Na formação cartesiana dos povos ocidentais, há sempre uma referência à necessidade de um conhecimento comprovado, algo que nos justifique como cultura superior. Uma cultura superior que, quando somos socialmente igualitários, evitamos declarar. O “superior”, no caso, é muito mais um progresso material, da vida cotidiana à guerra com o país vizinho, do que uma ideia de melhor nos conhecermos e conhecermos o mundo em que vivemos.
Outro dia, por exemplo, ficamos sabendo que o Japão está eliminando o micro-ondas de seus costumes domésticos, pois o governo acaba de descobrir que esse avanço na vida familiar já causou mais prejuízo à saúde das pessoas do que a bomba de Hiroshima. Bem, no mundo da informação e do conhecimento em que vivemos, essa pode ser até uma fake news oportunista, divulgada talvez pelos fabricantes de forno a lenha. Eles venderão mais fornos, como partidos hábeis em redes sociais elegem presidentes e futuros ditadores. O paradoxo é que essas “manobras”, tão contemporâneas, acabam nos fazendo voltar atrás, retornar ao passado.
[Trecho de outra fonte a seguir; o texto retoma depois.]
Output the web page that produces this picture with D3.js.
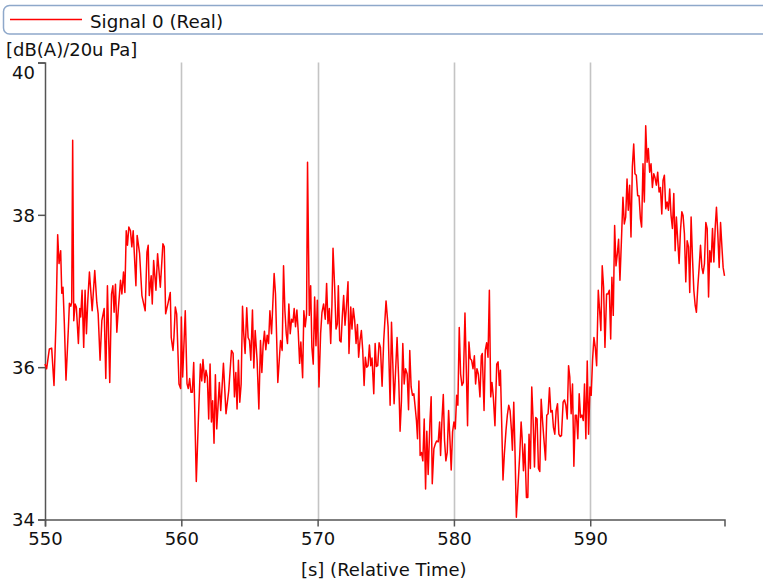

Davi Kopenawa nos diz, com a tradução de Albert: “O pessoal da Funai tinha me dado uma rede de algodão bem grande e vários tipos de roupa. Tudo aquilo me deixava feliz. Dizia a mim mesmo: ‘Por que não imitar os brancos e virar um deles?’. Eu só queria uma coisa: parecer com eles”. E no entanto, mais adiante, o mesmo Kopenawa muda de ideia: “As palavras dos xapiris são tão incontáveis quanto eles mesmos, e nós as transmitimos entre nós desde que Omama criou os habitantes da floresta. Antigamente, eram meus pais e avós que as possuíam. Eu as escutei durante toda a infância e hoje, tendo me tornado xamã, é minha vez de fazê-las crescer em mim. Mais tarde, vou dá-las a meus filhos”.
Essa progressão entre o Outro e Eu, a volta do outro para mim mesmo, é só o que pode nos realizar como tribo, nação ou gênero, é só o que é capaz de nos constituir como ser original. Isso não se consegue com matemática ou física, com engenharia ou veterinária. Mas com filosofia, se entendermos essa ciência humana como o aprendizado do pensamento que nos faz conhecer o mundo. E não viver nele como um estrangeiro.
Não vou ousar pedir ao ministro da Educação que leia “A queda do céu”; muito menos ao presidente que ao menos o folheie. Ninguém pode empurrar livro algum no peito dos outros. Mas que eles aceitem quem gosta de lê-los ou, o que é o caso mais digno e mais belo, quem precisa lê-los.
Assim como nosso presidente irritou-se porque só viu, nas mãos dos manifestantes do dia 15, bandeiras pedindo a liberdade de seu inimigo jurado, é preciso que ele compreenda também que é nas mãos daquelas moças e daqueles rapazes que se encontra a possibilidade deste país ter um futuro e ser feliz.
Aliás, acompanhei as manifestações pela televisão e pela internet, e não vi nenhum sinal partidário. Posso estar errado, mas tenho a impressão de que essa ilusão é fruto de desconversa, imaginação ou simples delírio político. Sobretudo quando se tratar de uma causa justa, vamos deixar todos se manifestarem, como melhor entenderem, para que o céu caia sobre nossas cabeças. E nos ilumine.